Stimulus: The Sequel

In the wake of the miserable May jobs report and the even more miserable first-quarter GDP numbers, Hillary Clinton revealed her long-awaited agenda to fix the economy: Raise the minimum wage; hike taxes on the rich; and spend a quarter-trillion dollars more on public works. Clinton is calling for “the biggest infrastructure investment since Dwight Eisenhower’s interstate highway system."

One can be forgiven for experiencing a wave of déjà vu. Doesn’t this sound exactly like President Barack Obama’s $840 billion stimulus plan circa 2009? All that is missing from this spending blitz manifesto is the mythical rhetoric of "shovel-ready" projects.

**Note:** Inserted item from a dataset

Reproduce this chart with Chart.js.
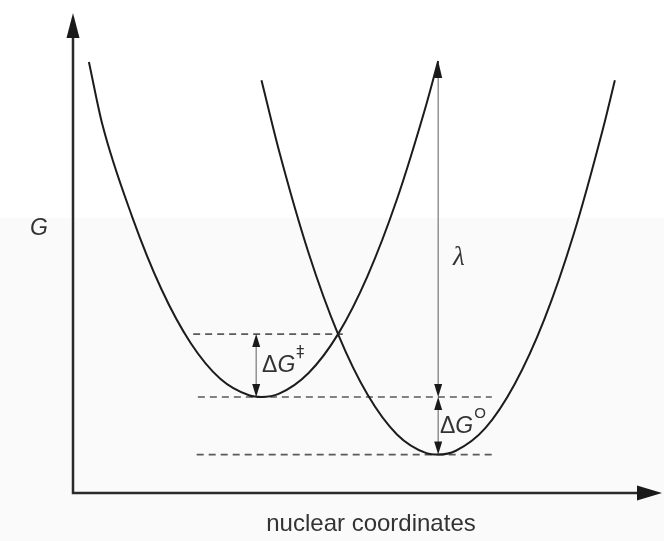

The left insists on replaying this vinyl record though President Obama’s mega-stimulus failed in every measurable regard. Over the period 2009 to 2013, job creation was significantly below what the White House promised. Unemployment was higher each year than what the White House had projected it would be without the stimulus. If Obama had simply done nothing in 2009, the economy would have produced more jobs.

Even worse was growth much lower than expected. The combined loss of GDP in these years from what was predicted adds up to a growth deficit of over $2 trillion. This is the equivalent of losing a year’s output from the states of Michigan, Ohio, and Pennsylvania.

These are, for the left, embarrassing facts. But they have a response: Things would have been even worse, don’t you know, without all the president’s infrastructure spending. This may have been the weakest recovery since the Great Depression, the left demurs, but given the magnitude of the financial crash in 2008-09 it was the best we could do.